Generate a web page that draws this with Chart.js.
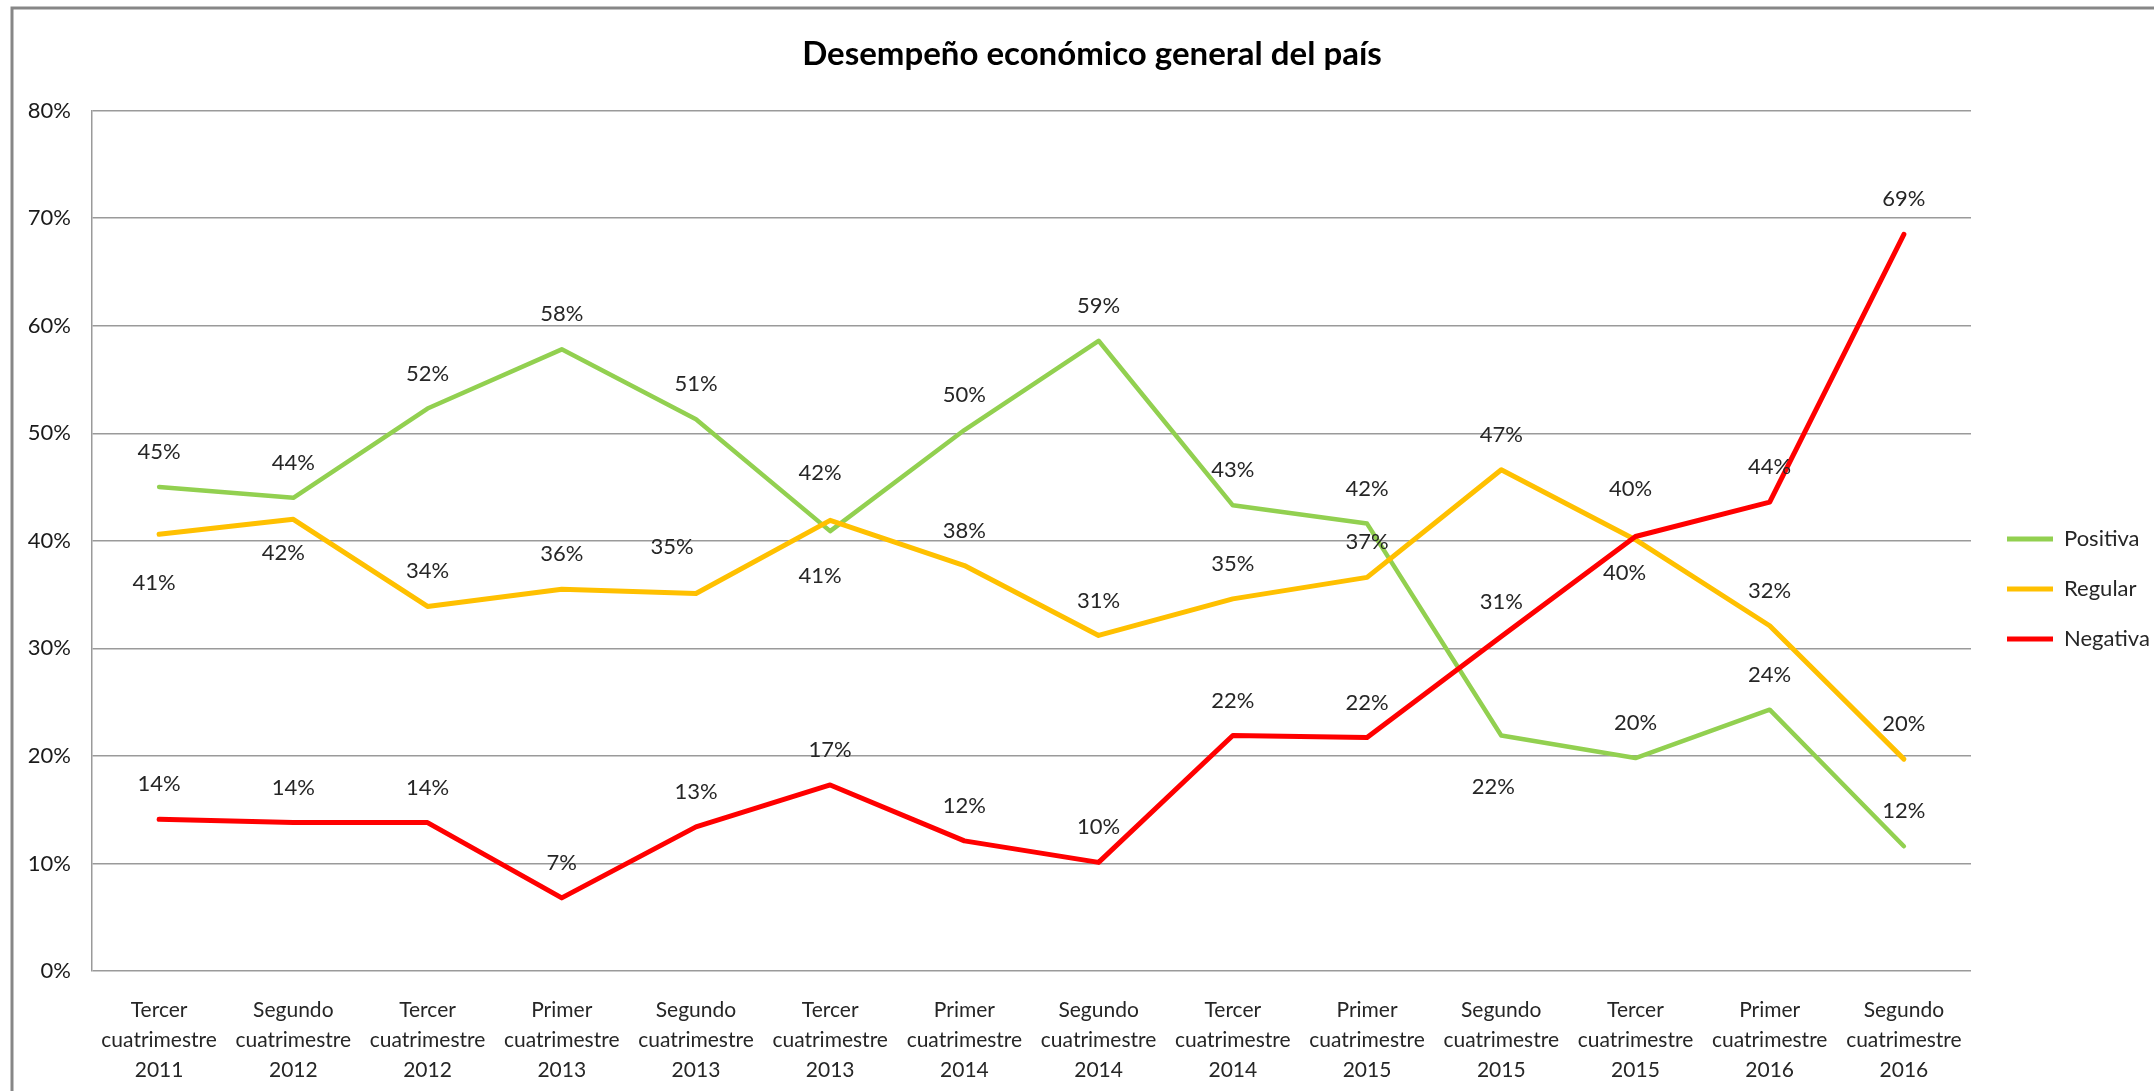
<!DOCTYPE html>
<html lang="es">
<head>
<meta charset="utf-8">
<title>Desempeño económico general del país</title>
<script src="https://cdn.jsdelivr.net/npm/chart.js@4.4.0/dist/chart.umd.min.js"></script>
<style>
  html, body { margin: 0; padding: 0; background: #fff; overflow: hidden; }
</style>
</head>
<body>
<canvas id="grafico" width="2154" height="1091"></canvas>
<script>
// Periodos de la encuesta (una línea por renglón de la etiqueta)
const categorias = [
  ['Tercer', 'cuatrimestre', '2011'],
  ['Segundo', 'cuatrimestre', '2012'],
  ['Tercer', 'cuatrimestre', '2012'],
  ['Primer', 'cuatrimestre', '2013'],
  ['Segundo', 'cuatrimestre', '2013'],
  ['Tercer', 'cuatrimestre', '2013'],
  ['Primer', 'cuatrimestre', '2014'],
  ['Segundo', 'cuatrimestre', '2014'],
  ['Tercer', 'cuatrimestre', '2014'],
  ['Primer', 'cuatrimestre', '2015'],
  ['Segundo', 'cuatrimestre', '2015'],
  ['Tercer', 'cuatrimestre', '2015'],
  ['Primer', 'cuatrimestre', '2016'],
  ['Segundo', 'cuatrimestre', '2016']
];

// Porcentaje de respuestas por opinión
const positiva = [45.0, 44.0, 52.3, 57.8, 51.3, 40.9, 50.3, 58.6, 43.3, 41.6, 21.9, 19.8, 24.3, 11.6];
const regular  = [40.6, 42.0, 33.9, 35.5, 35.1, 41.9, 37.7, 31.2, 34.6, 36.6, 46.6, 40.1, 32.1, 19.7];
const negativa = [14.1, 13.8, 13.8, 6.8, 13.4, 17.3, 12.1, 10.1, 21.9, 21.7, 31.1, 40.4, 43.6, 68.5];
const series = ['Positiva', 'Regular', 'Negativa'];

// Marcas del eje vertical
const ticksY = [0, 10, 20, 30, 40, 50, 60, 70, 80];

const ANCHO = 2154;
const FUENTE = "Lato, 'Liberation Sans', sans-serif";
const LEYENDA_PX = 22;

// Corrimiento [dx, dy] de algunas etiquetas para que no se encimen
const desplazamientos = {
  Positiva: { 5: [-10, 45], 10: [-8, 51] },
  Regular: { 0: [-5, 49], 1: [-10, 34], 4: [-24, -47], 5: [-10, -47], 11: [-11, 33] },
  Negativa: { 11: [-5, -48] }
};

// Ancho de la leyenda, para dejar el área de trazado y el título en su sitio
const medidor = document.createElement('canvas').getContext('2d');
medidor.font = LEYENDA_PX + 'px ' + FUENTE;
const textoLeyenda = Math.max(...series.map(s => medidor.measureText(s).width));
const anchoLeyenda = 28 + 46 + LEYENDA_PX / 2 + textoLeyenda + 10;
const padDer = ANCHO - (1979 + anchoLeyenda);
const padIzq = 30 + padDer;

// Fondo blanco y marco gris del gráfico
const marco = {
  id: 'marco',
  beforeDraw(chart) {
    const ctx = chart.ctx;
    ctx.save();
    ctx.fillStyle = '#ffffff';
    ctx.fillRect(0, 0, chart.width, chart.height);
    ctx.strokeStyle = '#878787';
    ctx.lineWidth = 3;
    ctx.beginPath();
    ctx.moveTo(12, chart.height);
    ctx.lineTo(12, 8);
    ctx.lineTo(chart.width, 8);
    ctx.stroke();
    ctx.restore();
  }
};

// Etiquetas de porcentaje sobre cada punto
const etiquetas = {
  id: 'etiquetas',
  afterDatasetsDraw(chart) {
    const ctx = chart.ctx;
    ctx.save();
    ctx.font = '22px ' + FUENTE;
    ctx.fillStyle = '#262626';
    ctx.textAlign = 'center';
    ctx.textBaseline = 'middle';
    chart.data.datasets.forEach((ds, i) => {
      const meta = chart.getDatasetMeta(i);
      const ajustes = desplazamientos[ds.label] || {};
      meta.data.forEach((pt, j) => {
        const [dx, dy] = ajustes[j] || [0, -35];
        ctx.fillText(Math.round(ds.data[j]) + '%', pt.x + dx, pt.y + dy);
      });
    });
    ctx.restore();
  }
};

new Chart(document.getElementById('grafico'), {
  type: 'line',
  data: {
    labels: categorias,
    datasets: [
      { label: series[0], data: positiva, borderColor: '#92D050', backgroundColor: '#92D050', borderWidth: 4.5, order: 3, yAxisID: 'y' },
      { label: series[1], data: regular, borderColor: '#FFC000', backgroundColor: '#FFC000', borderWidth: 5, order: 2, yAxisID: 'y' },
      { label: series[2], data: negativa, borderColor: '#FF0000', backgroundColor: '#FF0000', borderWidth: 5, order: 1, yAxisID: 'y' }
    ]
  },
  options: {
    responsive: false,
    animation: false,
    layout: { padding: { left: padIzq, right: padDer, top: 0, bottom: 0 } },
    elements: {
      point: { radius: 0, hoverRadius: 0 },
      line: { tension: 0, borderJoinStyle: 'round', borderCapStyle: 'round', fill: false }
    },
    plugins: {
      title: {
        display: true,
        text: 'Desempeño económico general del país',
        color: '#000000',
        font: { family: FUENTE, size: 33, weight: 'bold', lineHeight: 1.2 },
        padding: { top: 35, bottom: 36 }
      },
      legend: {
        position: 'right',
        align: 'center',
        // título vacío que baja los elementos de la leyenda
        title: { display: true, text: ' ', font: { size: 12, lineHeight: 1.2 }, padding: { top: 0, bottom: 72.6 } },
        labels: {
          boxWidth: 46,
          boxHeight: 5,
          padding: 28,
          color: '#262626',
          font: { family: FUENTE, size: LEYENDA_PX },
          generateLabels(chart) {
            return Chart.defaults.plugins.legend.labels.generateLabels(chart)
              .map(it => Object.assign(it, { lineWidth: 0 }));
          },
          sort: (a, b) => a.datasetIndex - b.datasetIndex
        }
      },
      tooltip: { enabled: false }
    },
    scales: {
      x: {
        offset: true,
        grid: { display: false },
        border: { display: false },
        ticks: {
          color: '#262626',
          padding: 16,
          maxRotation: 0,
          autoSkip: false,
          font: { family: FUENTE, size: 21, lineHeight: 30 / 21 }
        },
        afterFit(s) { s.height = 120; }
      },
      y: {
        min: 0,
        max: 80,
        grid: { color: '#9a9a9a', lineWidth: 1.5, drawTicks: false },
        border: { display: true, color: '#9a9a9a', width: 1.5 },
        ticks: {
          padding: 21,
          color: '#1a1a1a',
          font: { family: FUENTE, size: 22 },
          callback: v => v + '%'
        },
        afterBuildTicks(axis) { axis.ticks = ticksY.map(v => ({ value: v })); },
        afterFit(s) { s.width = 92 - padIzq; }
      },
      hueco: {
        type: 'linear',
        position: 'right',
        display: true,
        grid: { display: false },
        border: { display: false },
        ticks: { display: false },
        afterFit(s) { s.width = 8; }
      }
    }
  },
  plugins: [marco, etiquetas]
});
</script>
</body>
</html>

================

SHORT PROBLEM: All of the data above should be transcribed verbatim, with pictures omitted.

RESULT OF THE EXERCISE:
Generate a web page that draws this with Chart.js.
<!DOCTYPE html>
<html lang="es">
<head>
<meta charset="utf-8">
<title>Desempeño económico general del país</title>
<script src="https://cdn.jsdelivr.net/npm/chart.js@4.4.0/dist/chart.umd.min.js"></script>
<style>
  html, body { margin: 0; padding: 0; background: #fff; overflow: hidden; }
</style>
</head>
<body>
<canvas id="grafico" width="2154" height="1091"></canvas>
<script>
// Periodos de la encuesta (una línea por renglón de la etiqueta)
const categorias = [
  ['Tercer', 'cuatrimestre', '2011'],
  ['Segundo', 'cuatrimestre', '2012'],
  ['Tercer', 'cuatrimestre', '2012'],
  ['Primer', 'cuatrimestre', '2013'],
  ['Segundo', 'cuatrimestre', '2013'],
  ['Tercer', 'cuatrimestre', '2013'],
  ['Primer', 'cuatrimestre', '2014'],
  ['Segundo', 'cuatrimestre', '2014'],
  ['Tercer', 'cuatrimestre', '2014'],
  ['Primer', 'cuatrimestre', '2015'],
  ['Segundo', 'cuatrimestre', '2015'],
  ['Tercer', 'cuatrimestre', '2015'],
  ['Primer', 'cuatrimestre', '2016'],
  ['Segundo', 'cuatrimestre', '2016']
];

// Porcentaje de respuestas por opinión
const positiva = [45.0, 44.0, 52.3, 57.8, 51.3, 40.9, 50.3, 58.6, 43.3, 41.6, 21.9, 19.8, 24.3, 11.6];
const regular  = [40.6, 42.0, 33.9, 35.5, 35.1, 41.9, 37.7, 31.2, 34.6, 36.6, 46.6, 40.1, 32.1, 19.7];
const negativa = [14.1, 13.8, 13.8, 6.8, 13.4, 17.3, 12.1, 10.1, 21.9, 21.7, 31.1, 40.4, 43.6, 68.5];
const series = ['Positiva', 'Regular', 'Negativa'];

// Marcas del eje vertical
const ticksY = [0, 10, 20, 30, 40, 50, 60, 70, 80];

const ANCHO = 2154;
const FUENTE = "Lato, 'Liberation Sans', sans-serif";
const LEYENDA_PX = 22;

// Corrimiento [dx, dy] de algunas etiquetas para que no se encimen
const desplazamientos = {
  Positiva: { 5: [-10, 45], 10: [-8, 51] },
  Regular: { 0: [-5, 49], 1: [-10, 34], 4: [-24, -47], 5: [-10, -47], 11: [-11, 33] },
  Negativa: { 11: [-5, -48] }
};

// Ancho de la leyenda, para dejar el área de trazado y el título en su sitio
const medidor = document.createElement('canvas').getContext('2d');
medidor.font = LEYENDA_PX + 'px ' + FUENTE;
const textoLeyenda = Math.max(...series.map(s => medidor.measureText(s).width));
const anchoLeyenda = 28 + 46 + LEYENDA_PX / 2 + textoLeyenda + 10;
const padDer = ANCHO - (1979 + anchoLeyenda);
const padIzq = 30 + padDer;

// Fondo blanco y marco gris del gráfico
const marco = {
  id: 'marco',
  beforeDraw(chart) {
    const ctx = chart.ctx;
    ctx.save();
    ctx.fillStyle = '#ffffff';
    ctx.fillRect(0, 0, chart.width, chart.height);
    ctx.strokeStyle = '#878787';
    ctx.lineWidth = 3;
    ctx.beginPath();
    ctx.moveTo(12, chart.height);
    ctx.lineTo(12, 8);
    ctx.lineTo(chart.width, 8);
    ctx.stroke();
    ctx.restore();
  }
};

// Etiquetas de porcentaje sobre cada punto
const etiquetas = {
  id: 'etiquetas',
  afterDatasetsDraw(chart) {
    const ctx = chart.ctx;
    ctx.save();
    ctx.font = '22px ' + FUENTE;
    ctx.fillStyle = '#262626';
    ctx.textAlign = 'center';
    ctx.textBaseline = 'middle';
    chart.data.datasets.forEach((ds, i) => {
      const meta = chart.getDatasetMeta(i);
      const ajustes = desplazamientos[ds.label] || {};
      meta.data.forEach((pt, j) => {
        const [dx, dy] = ajustes[j] || [0, -35];
        ctx.fillText(Math.round(ds.data[j]) + '%', pt.x + dx, pt.y + dy);
      });
    });
    ctx.restore();
  }
};

new Chart(document.getElementById('grafico'), {
  type: 'line',
  data: {
    labels: categorias,
    datasets: [
      { label: series[0], data: positiva, borderColor: '#92D050', backgroundColor: '#92D050', borderWidth: 4.5, order: 3, yAxisID: 'y' },
      { label: series[1], data: regular, borderColor: '#FFC000', backgroundColor: '#FFC000', borderWidth: 5, order: 2, yAxisID: 'y' },
      { label: series[2], data: negativa, borderColor: '#FF0000', backgroundColor: '#FF0000', borderWidth: 5, order: 1, yAxisID: 'y' }
    ]
  },
  options: {
    responsive: false,
    animation: false,
    layout: { padding: { left: padIzq, right: padDer, top: 0, bottom: 0 } },
    elements: {
      point: { radius: 0, hoverRadius: 0 },
      line: { tension: 0, borderJoinStyle: 'round', borderCapStyle: 'round', fill: false }
    },
    plugins: {
      title: {
        display: true,
        text: 'Desempeño económico general del país',
        color: '#000000',
        font: { family: FUENTE, size: 33, weight: 'bold', lineHeight: 1.2 },
        padding: { top: 35, bottom: 36 }
      },
      legend: {
        position: 'right',
        align: 'center',
        // título vacío que baja los elementos de la leyenda
        title: { display: true, text: ' ', font: { size: 12, lineHeight: 1.2 }, padding: { top: 0, bottom: 72.6 } },
        labels: {
          boxWidth: 46,
          boxHeight: 5,
          padding: 28,
          color: '#262626',
          font: { family: FUENTE, size: LEYENDA_PX },
          generateLabels(chart) {
            return Chart.defaults.plugins.legend.labels.generateLabels(chart)
              .map(it => Object.assign(it, { lineWidth: 0 }));
          },
          sort: (a, b) => a.datasetIndex - b.datasetIndex
        }
      },
      tooltip: { enabled: false }
    },
    scales: {
      x: {
        offset: true,
        grid: { display: false },
        border: { display: false },
        ticks: {
          color: '#262626',
          padding: 16,
          maxRotation: 0,
          autoSkip: false,
          font: { family: FUENTE, size: 21, lineHeight: 30 / 21 }
        },
        afterFit(s) { s.height = 120; }
      },
      y: {
        min: 0,
        max: 80,
        grid: { color: '#9a9a9a', lineWidth: 1.5, drawTicks: false },
        border: { display: true, color: '#9a9a9a', width: 1.5 },
        ticks: {
          padding: 21,
          color: '#1a1a1a',
          font: { family: FUENTE, size: 22 },
          callback: v => v + '%'
        },
        afterBuildTicks(axis) { axis.ticks = ticksY.map(v => ({ value: v })); },
        afterFit(s) { s.width = 92 - padIzq; }
      },
      hueco: {
        type: 'linear',
        position: 'right',
        display: true,
        grid: { display: false },
        border: { display: false },
        ticks: { display: false },
        afterFit(s) { s.width = 8; }
      }
    }
  },
  plugins: [marco, etiquetas]
});
</script>
</body>
</html>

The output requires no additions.